The Great Marin Pumpkin
Pumpkin is the squash of myths. But it’s not just the romantic carriage of Cinderella, this hearty crop was once a staple of the American diet. Now pumpkins are mostly used for pie and jack-o-lanterns. The famous orange pumpkin (Cucurbita Pepo) grows as a vine along the ground and is in the same family as cucumber and cantaloupe. They are rich in vitamin A, antioxidants and minerals like copper, calcium, potassium and phosphorus, and the seeds are good sources of iron. Most, American pumpkin crops are used for producing carving pumpkins (many canned pumpkins are actually butternut squash).
Thanks to Peter Martinelli’s Fresh Run Farms, Marin’s famed pumpkin patches are stocked with a great selection of organic pumpkins, from Nicasio Valley Farm and Toby’s Feed Barn in Western Marin to Marin Country Mart in Larkspur Landing. Fresh Run Farms’ pumpkins also adorn various restaurants and stores in West Marin during the autumn months to help locals and visitors catch the spirit of the season.
“I grow a great many varieties on four acres of our farm,” comments Martinelli. “Our organic pumpkins thrive in the mild climate and great soil in the Pine Gulch bottomlands north of Bolinas.”
Fresh Run Farm grows mostly pumpkins for carving. Martinelli says The Howden, for example, and a few patented hybrids such as Rock Star and Big Doris, are best for Halloween creations. The Cinderella (not her carriage but the variety) are the best for eating. They are also a gorgeous red with deep ridges so they make great seasonal decoration alongside a white pumpkin and perhaps some pumpkin-like winter squash.

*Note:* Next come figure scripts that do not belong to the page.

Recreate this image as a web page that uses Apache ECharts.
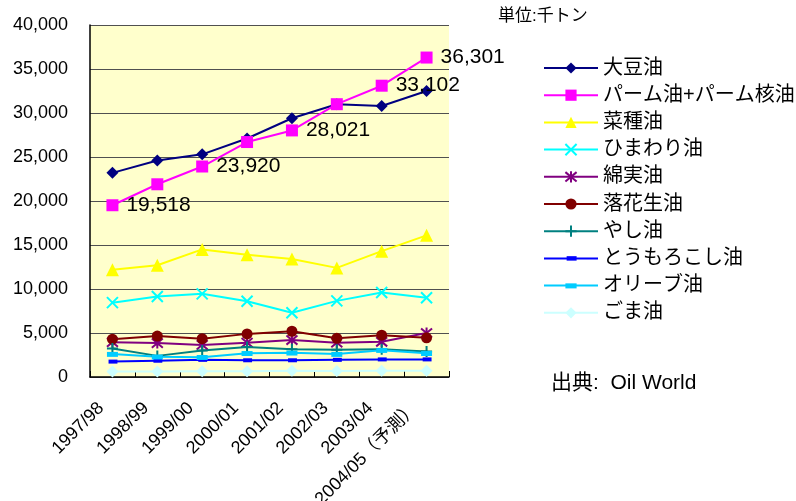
<!DOCTYPE html>
<html><head><meta charset="utf-8">
<script src="https://cdn.jsdelivr.net/npm/echarts@6/dist/echarts.min.js"></script>
<style>html,body{margin:0;padding:0;background:#fff}#c{width:796px;height:501px}</style>
</head><body><div id="c"></div>
<script>
const categories = ['1997/98','1998/99','1999/00','2000/01','2001/02','2002/03','2003/04','2004/05（予測）'];
const yTicks = [0,5000,10000,15000,20000,25000,30000,35000,40000];
const soybean   = [23200,24600,25300,27100,29400,31000,30800,32500];
const palm      = [19518,21900,23920,26700,28021,31000,33102,36301];
const rapeseed  = [12200,12700,14500,13900,13400,12400,14300,16100];
const sunflower = [8450,9150,9450,8600,7300,8650,9600,9000];
const cotton    = [3950,3850,3650,3900,4200,3900,4000,5000];
const groundnut = [4300,4650,4350,4900,5200,4400,4750,4450];
const coconut   = [3250,2400,3000,3400,3150,3100,3150,2900];
const corn      = [1750,1850,1950,1900,1900,1950,2000,2000];
const olive     = [2600,2300,2250,2700,2750,2600,3050,2700];
const sesame    = [620,620,650,640,720,680,700,700];
const labelIdx  = [0,2,4,6,7];

const fmt = v => String(v).replace(/\B(?=(\d{3})+(?!\d))/g, ',');
const font = '"Liberation Sans", Arial, "Noto Sans CJK JP", sans-serif';

function mk(name, data, color, symbol, size, stroke) {
  return {
    name, type:'line', data, symbol, symbolSize:size, showAllSymbol:true,
    lineStyle:{color, width:2},
    itemStyle:{color, borderColor:color, borderWidth: stroke ? 2 : 0},
    emphasis:{disabled:true}, animation:false, z:2
  };
}
const X = 'path://M0,0L10,10M10,0L0,10';
const AST = 'path://M0,0L10,10M10,0L0,10M5,-1L5,11';
const PLUS = 'path://M5,0L5,10M0,5L10,5';
const DASH_S = 'path://M0,0M0,10M1,3L9,3L9,7L1,7Z';
const DASH_L = 'path://M0,0M0,10M0,3L10,3L10,7.5L0,7.5Z';

const series = [
  mk('大豆油', soybean, '#000080', 'diamond', 12, false),
  mk('パーム油+パーム核油', palm, '#FF00FF', 'rect', 12, false),
  mk('菜種油', rapeseed, '#FFFF00', 'triangle', 13, false),
  mk('ひまわり油', sunflower, '#00FFFF', X, 11, true),
  mk('綿実油', cotton, '#800080', AST, 11, true),
  mk('落花生油', groundnut, '#800000', 'circle', 11, false),
  mk('やし油', coconut, '#008080', PLUS, 11, true),
  mk('とうもろこし油', corn, '#0000FF', DASH_S, 10, false),
  mk('オリーブ油', olive, '#00CCFF', DASH_L, 11, false),
  mk('ごま油', sesame, '#CCFFFF', 'diamond', 12, false)
];
series[1].label = {
  show:true, position:'right', distance:8, color:'#000', fontSize:21, fontFamily:font,
  formatter: p => labelIdx.includes(p.dataIndex) ? fmt(p.value) : ''
};
series[1].z = 3;

const chart = echarts.init(document.getElementById('c'), null, {renderer:'canvas'});
chart.setOption({
  animation:false,
  backgroundColor:'#fff',
  textStyle:{fontFamily:font},
  grid:{left:90, right:347, top:25, bottom:124, show:true, backgroundColor:'#FFFFCC', borderWidth:0,
        containLabel:false, outerBoundsMode:'none'},
  xAxis:{
    type:'category', data:categories, boundaryGap:true,
    axisLine:{lineStyle:{color:'#000', width:1.5}},
    axisTick:{show:true, inside:true, length:6, lineStyle:{color:'#000'}},
    axisLabel:{rotate:45, fontSize:18, color:'#000', margin:17, interval:0, fontFamily:font, padding:[0,16,0,0]}
  },
  yAxis:{
    type:'value', min:yTicks[0], max:yTicks[yTicks.length-1], interval:5000,
    axisLine:{show:true, lineStyle:{color:'#000', width:1.5}},
    axisTick:{show:false},
    axisLabel:{fontSize:18, color:'#000', margin:22, formatter:v=>fmt(v), fontFamily:font},
    splitLine:{lineStyle:{color:'#505050', width:1}}
  },
  legend:{
    orient:'vertical', left:543, top:58, padding:0, itemWidth:54, itemHeight:14, itemGap:7.2,
    textStyle:{fontSize:20, lineHeight:20, color:'#000', fontFamily:font},
    data: series.map(s=>s.name)
  },
  graphic:[
    {type:'text', left:498, top:8, style:{text:'単位:千トン', font:'17px ' + font, fill:'#000'}},
    {type:'text', left:551, top:373, style:{text:'出典:  Oil World', font:'21px ' + font, fill:'#000'}}
  ],
  series
});
</script></body></html>
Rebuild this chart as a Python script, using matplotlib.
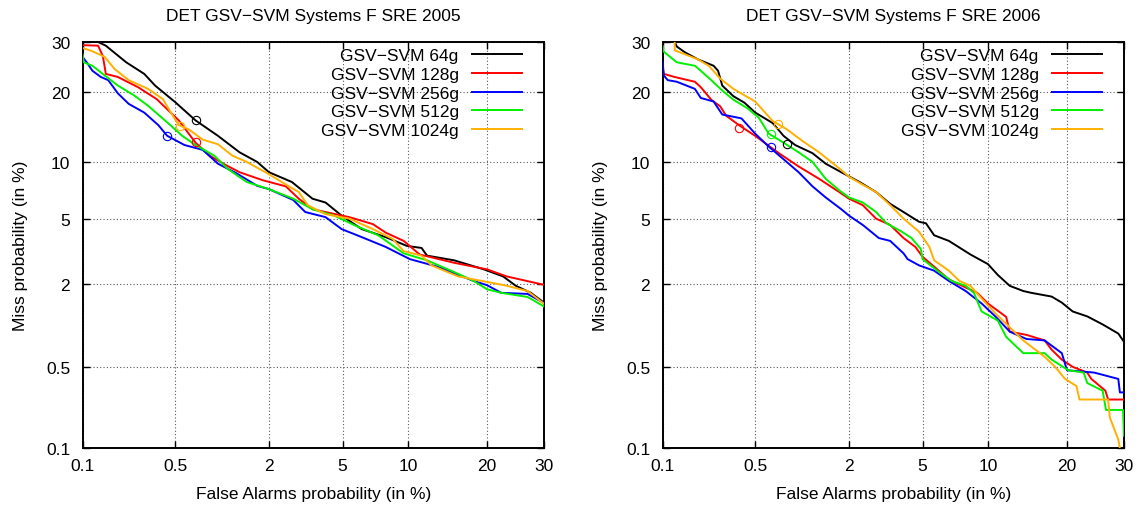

Marin patches (with organic pumpkins, of course) provide great fun when hunting down the right sized and shaped pumpkin. A great patch offers pumpkins of a variety of good sizes, good quality, interesting shapes and surface characteristics like ribs.
The alternative to pumpkin patch tradition is to create your own backyard patch next year. If you are so inspired, Martinelli suggests keeping the crop well irrigated for the optimal growth during the key growing months between June and September. You should rotate the crop to a new area of soil each year, never planting the same thing in the same place within a 4 to 5 year period for optimal results. Be sure to use mulch, compost and other natural and organic soil additions. Traditional growers use herbicides for weed suppression, fungicides for controlling powdery mildew, and insecticides to control striped cucumber beetles, squash bugs, squash vine borers and aphids. Yuck. You don’t want little children searching around in that mess.